◆ RECORDED INFORMATION:
□ □ □ □ □

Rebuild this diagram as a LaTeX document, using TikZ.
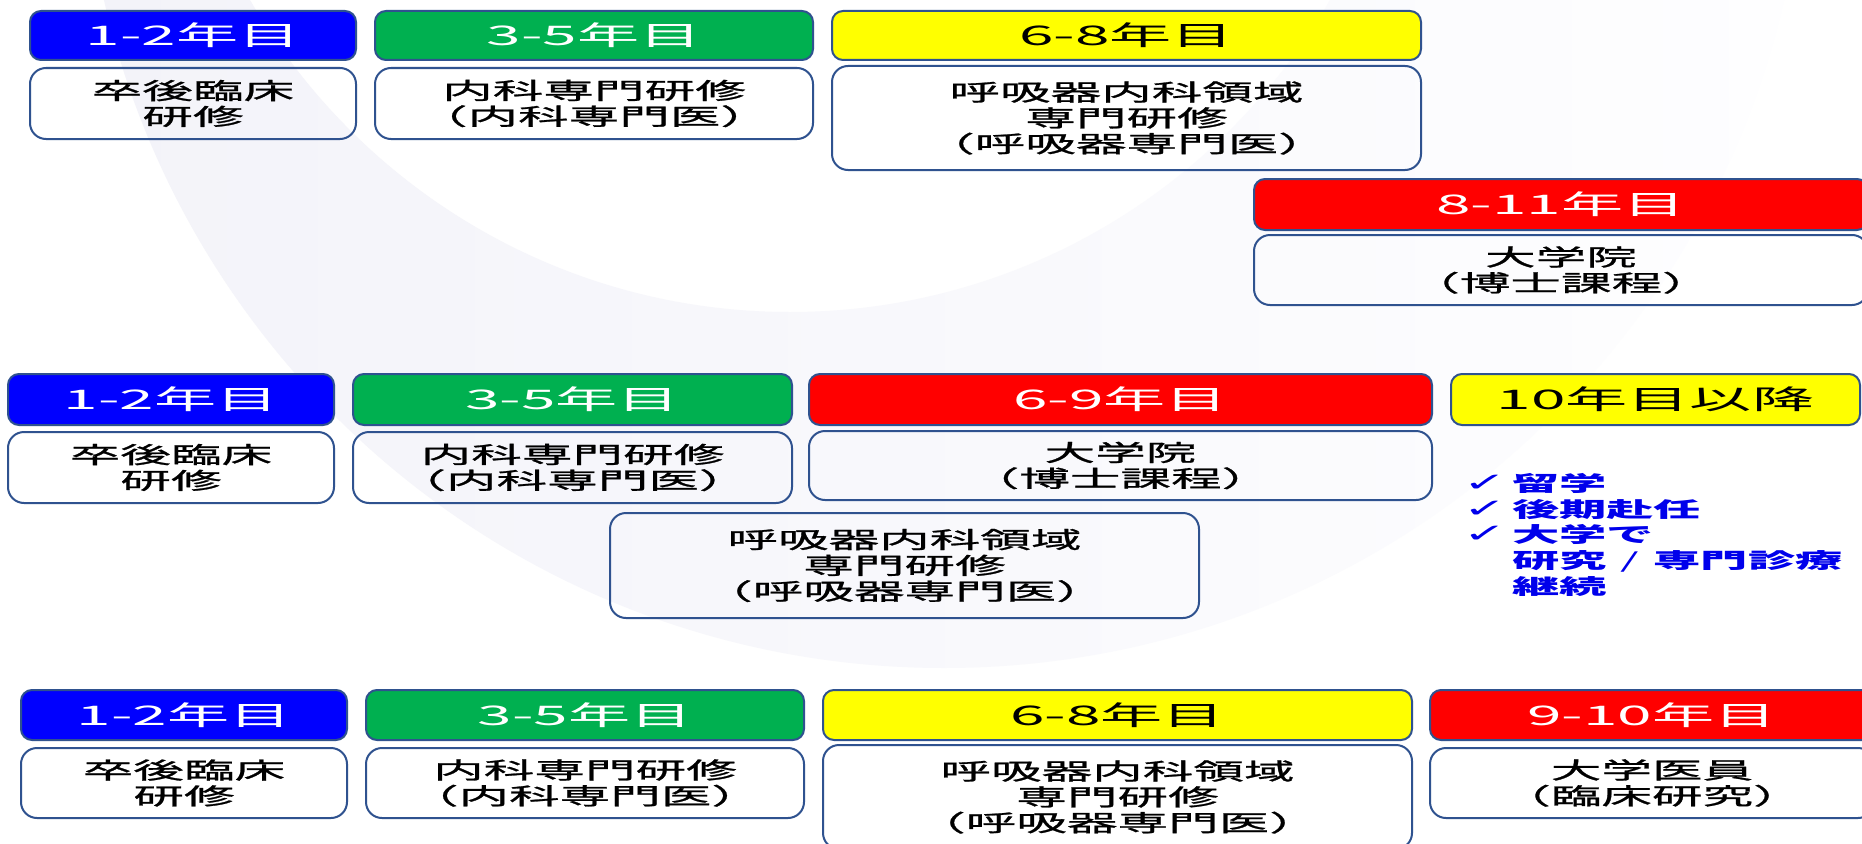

□ □ □ □ □

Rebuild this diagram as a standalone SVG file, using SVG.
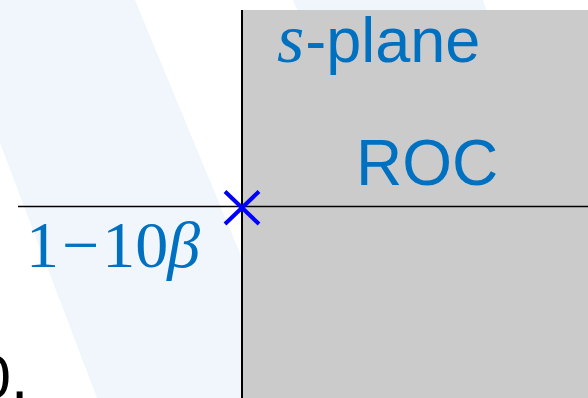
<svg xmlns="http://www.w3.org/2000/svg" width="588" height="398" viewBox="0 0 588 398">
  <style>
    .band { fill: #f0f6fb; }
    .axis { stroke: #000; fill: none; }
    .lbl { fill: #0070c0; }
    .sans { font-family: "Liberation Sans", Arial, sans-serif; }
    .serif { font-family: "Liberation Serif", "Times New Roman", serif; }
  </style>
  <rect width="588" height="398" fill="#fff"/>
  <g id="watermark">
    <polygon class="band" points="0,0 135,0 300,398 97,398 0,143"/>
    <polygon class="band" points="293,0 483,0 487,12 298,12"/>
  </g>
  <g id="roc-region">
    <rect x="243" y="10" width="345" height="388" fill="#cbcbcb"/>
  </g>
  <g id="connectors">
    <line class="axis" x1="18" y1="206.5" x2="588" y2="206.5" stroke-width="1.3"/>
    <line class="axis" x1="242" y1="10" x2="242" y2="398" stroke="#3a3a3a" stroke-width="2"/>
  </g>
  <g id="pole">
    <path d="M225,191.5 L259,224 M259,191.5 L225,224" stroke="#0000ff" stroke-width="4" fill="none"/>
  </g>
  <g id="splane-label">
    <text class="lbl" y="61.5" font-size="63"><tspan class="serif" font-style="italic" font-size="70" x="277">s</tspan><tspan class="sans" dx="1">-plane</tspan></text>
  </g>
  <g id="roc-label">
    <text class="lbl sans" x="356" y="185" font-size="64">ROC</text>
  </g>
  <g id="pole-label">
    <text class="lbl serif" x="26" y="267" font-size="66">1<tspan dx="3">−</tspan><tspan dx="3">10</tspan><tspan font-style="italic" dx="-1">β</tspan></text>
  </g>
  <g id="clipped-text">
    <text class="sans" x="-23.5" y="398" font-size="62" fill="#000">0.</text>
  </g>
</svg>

□ □ □ □ □

◆ EXERCISE AIM: Looking at the data above, show all lines where the word "using" occurs.

◆ SOLVED PROBLEM:
Rebuild this diagram as a LaTeX document, using TikZ.
Rebuild this diagram as a standalone SVG file, using SVG.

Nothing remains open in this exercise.